### [To do]
From the listing that follows, reproduce only the lines from the one holding "Write the React, TypeScript" through the one holding "const seriesColors = ['#0000ff', '#ffa552', '#ff0000'];", both included, with no pictures.

### [Input records]

:::

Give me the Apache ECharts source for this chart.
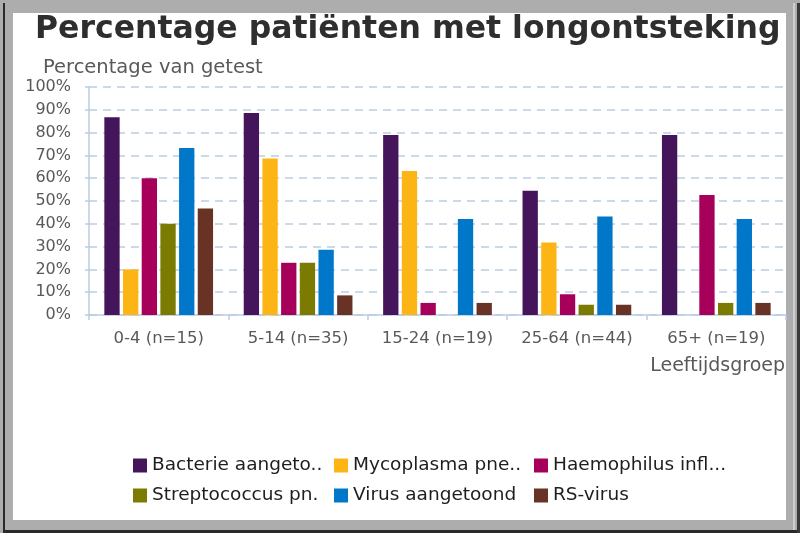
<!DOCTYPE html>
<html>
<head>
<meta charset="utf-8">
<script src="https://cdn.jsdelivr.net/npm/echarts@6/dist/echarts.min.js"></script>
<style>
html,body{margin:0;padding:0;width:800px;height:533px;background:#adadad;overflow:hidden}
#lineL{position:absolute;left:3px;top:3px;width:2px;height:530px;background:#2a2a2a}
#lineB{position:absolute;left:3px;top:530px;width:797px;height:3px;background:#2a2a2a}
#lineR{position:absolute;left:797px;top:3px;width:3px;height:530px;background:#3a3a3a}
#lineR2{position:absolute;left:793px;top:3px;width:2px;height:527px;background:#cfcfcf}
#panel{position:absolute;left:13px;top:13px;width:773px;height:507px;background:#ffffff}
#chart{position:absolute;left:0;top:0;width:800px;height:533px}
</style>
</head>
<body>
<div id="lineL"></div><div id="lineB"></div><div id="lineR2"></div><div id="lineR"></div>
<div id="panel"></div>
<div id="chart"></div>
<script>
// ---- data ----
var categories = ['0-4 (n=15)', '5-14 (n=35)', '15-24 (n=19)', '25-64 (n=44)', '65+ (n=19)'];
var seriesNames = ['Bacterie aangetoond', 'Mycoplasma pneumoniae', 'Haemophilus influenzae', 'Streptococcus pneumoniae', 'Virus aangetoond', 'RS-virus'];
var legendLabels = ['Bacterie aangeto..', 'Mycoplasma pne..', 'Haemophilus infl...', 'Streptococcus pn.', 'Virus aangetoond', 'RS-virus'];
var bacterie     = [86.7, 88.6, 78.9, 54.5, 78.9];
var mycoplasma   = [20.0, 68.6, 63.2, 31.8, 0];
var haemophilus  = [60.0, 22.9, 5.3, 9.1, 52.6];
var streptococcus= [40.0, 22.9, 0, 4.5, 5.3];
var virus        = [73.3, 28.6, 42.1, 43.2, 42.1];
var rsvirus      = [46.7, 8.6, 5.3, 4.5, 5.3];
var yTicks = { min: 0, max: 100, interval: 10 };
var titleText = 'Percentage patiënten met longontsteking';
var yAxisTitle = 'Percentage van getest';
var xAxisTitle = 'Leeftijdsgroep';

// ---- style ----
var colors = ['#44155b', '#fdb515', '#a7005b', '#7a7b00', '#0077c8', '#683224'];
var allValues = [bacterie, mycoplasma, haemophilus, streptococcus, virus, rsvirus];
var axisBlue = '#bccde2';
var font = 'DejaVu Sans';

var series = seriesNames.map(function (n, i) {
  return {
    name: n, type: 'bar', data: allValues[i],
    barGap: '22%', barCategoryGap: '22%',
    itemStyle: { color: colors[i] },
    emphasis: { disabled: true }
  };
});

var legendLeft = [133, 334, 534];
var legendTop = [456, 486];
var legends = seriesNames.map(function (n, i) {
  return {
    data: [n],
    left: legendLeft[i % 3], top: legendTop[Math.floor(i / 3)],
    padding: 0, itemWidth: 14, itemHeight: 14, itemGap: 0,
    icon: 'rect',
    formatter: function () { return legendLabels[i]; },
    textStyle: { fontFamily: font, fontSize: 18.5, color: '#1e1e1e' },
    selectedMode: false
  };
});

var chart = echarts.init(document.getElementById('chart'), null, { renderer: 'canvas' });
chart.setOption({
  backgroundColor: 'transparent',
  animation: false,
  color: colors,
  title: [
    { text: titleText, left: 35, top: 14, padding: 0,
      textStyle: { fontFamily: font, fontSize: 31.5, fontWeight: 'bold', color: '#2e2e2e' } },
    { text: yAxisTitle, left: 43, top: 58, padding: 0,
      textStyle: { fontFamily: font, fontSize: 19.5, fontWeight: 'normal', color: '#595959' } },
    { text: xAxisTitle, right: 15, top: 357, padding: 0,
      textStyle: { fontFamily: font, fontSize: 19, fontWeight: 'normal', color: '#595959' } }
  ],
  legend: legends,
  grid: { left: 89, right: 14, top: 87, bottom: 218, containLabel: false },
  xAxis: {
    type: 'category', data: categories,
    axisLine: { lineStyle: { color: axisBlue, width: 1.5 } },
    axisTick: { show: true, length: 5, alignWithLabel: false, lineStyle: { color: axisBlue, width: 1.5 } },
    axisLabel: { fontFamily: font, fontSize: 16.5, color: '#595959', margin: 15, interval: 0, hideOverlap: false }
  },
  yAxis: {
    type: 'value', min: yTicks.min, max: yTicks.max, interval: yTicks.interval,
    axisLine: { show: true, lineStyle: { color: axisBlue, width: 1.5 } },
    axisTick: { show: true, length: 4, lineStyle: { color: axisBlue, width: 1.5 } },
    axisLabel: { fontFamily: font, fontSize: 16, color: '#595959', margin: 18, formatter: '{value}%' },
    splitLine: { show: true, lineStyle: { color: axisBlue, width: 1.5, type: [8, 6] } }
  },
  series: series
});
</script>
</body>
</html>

:::

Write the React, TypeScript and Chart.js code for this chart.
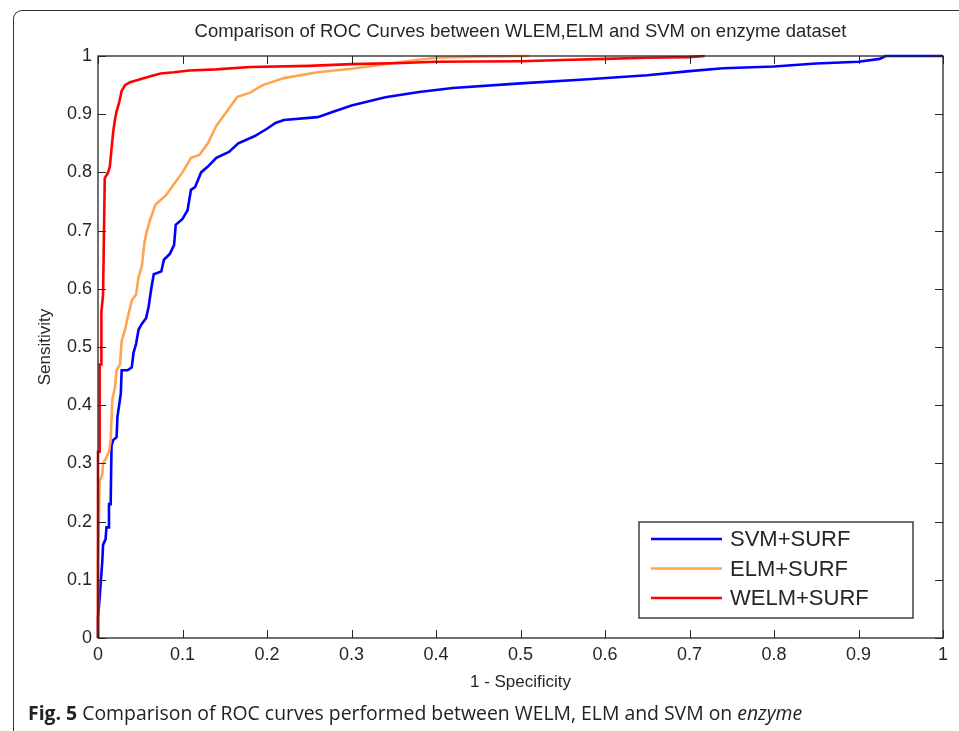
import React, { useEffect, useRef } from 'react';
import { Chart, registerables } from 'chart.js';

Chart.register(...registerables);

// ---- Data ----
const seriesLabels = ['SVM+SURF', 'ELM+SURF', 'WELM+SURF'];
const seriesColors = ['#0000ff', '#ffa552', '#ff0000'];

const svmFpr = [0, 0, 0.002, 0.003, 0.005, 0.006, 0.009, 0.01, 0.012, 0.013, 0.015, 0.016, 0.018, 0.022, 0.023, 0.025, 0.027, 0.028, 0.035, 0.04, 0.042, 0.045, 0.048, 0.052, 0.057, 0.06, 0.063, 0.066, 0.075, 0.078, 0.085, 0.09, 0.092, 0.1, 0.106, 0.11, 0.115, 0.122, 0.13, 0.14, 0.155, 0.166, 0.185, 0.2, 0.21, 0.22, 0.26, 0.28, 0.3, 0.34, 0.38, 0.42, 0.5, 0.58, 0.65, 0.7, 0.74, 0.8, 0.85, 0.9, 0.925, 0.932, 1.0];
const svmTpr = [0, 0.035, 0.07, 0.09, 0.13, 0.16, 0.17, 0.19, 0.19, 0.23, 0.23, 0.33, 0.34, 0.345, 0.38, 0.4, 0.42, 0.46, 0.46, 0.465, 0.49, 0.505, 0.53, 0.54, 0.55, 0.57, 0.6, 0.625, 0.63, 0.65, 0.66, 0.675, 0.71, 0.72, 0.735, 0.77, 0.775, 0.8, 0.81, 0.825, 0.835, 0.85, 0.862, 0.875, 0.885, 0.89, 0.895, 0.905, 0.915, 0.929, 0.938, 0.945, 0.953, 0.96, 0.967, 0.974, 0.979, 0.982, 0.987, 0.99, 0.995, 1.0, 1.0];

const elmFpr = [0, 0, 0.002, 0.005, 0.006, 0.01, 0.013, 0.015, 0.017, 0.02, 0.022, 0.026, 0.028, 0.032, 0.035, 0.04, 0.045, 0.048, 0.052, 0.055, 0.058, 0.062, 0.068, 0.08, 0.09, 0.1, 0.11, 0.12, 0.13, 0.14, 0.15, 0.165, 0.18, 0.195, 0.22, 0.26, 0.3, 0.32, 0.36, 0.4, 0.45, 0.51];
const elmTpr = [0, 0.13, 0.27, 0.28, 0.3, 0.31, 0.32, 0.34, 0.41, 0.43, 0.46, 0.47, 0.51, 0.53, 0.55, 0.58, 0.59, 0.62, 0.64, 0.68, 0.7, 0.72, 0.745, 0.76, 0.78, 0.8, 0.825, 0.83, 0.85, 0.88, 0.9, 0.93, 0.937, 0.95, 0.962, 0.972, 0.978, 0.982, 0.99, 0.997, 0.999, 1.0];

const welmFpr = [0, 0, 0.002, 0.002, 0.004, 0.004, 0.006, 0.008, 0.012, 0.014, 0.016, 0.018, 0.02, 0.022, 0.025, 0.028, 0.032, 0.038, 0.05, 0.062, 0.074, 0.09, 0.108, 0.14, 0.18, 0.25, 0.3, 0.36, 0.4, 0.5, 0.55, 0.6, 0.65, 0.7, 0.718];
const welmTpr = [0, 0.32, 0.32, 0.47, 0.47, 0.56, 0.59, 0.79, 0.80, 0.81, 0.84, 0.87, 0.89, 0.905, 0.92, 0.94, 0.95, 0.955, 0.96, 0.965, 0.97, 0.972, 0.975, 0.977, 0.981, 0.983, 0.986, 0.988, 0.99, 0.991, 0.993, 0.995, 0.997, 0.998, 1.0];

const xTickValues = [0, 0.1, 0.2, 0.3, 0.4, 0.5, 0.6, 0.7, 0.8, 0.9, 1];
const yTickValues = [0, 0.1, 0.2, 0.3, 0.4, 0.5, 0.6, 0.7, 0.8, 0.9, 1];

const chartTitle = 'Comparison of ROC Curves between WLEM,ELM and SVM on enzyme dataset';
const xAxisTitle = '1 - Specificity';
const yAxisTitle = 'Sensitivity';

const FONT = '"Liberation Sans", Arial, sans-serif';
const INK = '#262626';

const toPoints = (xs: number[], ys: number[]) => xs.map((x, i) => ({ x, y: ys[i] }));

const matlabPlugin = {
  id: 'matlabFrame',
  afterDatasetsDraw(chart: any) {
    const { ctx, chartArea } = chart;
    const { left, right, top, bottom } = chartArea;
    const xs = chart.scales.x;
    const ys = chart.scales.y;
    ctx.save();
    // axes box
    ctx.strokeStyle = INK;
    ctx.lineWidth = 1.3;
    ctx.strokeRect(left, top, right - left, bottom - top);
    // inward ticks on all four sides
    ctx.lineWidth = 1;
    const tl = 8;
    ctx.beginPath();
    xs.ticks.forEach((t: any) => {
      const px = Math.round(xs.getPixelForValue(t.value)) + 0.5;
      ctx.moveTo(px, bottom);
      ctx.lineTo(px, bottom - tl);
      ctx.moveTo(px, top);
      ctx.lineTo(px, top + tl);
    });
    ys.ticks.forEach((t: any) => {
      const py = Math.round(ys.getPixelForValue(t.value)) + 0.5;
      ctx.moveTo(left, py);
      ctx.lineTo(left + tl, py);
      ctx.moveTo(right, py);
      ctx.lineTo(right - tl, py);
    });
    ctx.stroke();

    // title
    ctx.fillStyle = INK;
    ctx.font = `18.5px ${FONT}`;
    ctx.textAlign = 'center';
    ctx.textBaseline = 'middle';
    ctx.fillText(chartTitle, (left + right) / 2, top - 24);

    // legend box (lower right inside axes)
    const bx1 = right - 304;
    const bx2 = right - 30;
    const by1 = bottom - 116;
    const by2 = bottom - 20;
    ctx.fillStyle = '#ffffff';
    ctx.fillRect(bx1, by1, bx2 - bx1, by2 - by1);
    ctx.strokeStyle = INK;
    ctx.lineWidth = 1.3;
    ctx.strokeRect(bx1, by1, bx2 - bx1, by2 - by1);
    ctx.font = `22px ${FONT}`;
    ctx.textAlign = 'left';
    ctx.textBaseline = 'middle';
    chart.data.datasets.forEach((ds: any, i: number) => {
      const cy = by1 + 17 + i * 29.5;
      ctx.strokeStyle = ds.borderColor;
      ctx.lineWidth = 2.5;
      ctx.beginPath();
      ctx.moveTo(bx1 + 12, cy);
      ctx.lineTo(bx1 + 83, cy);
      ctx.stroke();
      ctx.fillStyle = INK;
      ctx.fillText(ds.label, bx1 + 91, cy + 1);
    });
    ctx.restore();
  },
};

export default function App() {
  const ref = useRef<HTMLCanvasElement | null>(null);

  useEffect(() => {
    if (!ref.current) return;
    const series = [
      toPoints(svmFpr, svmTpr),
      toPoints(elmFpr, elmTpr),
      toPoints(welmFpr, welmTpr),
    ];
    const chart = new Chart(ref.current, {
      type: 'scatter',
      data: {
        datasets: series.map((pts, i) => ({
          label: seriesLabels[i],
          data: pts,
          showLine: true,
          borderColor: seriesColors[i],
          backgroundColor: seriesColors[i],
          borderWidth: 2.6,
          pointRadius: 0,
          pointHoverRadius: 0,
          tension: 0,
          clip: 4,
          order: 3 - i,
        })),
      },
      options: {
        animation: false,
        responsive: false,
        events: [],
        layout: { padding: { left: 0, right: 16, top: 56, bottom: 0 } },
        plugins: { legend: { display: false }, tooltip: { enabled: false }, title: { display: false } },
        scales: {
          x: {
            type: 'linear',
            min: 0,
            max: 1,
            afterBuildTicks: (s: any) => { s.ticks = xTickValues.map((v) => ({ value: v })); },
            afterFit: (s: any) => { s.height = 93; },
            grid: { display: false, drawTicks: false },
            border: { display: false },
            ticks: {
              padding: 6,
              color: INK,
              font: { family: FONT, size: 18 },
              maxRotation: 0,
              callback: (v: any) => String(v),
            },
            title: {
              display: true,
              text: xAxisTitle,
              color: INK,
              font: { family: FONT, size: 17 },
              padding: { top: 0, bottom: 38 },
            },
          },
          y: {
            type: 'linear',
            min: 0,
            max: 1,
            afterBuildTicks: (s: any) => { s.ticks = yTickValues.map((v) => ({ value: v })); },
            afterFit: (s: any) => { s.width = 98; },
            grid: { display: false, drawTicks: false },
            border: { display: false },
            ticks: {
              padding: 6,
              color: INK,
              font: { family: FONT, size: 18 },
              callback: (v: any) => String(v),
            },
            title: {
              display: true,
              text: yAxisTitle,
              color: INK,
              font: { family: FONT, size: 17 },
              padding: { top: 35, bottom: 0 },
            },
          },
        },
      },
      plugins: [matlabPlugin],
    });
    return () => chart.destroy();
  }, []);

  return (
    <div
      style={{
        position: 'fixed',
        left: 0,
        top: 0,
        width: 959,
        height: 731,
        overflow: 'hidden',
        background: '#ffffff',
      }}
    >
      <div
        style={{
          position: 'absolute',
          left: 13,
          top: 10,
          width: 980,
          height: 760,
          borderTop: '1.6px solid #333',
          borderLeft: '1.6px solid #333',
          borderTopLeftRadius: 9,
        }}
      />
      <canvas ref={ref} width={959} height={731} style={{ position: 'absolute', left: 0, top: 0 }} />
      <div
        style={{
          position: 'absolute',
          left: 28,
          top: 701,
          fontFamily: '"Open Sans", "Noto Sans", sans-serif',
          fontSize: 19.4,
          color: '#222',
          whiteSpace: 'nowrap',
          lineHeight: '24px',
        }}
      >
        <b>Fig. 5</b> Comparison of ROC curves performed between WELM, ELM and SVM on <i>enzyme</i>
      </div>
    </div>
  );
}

:::

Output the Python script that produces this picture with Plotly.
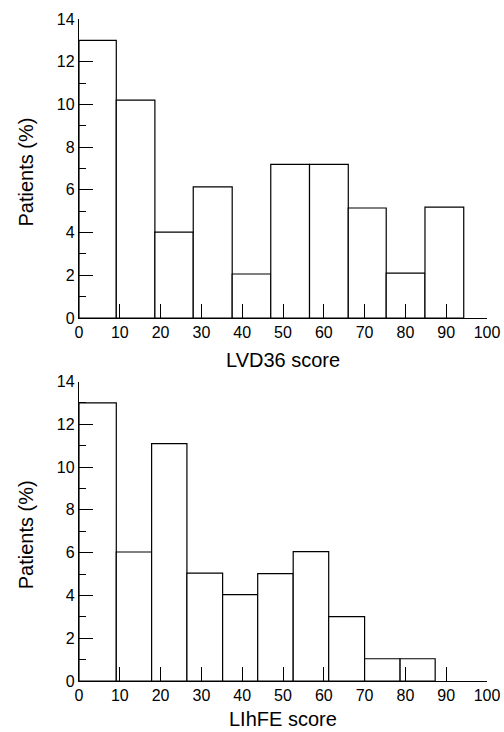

:::

### [Solved exercise]
Write the React, TypeScript and Chart.js code for this chart.
import React, { useEffect, useRef } from 'react';
import { Chart, registerables } from 'chart.js';

Chart.register(...registerables);

// ---- Data ----
const seriesLabels = ['SVM+SURF', 'ELM+SURF', 'WELM+SURF'];
const seriesColors = ['#0000ff', '#ffa552', '#ff0000'];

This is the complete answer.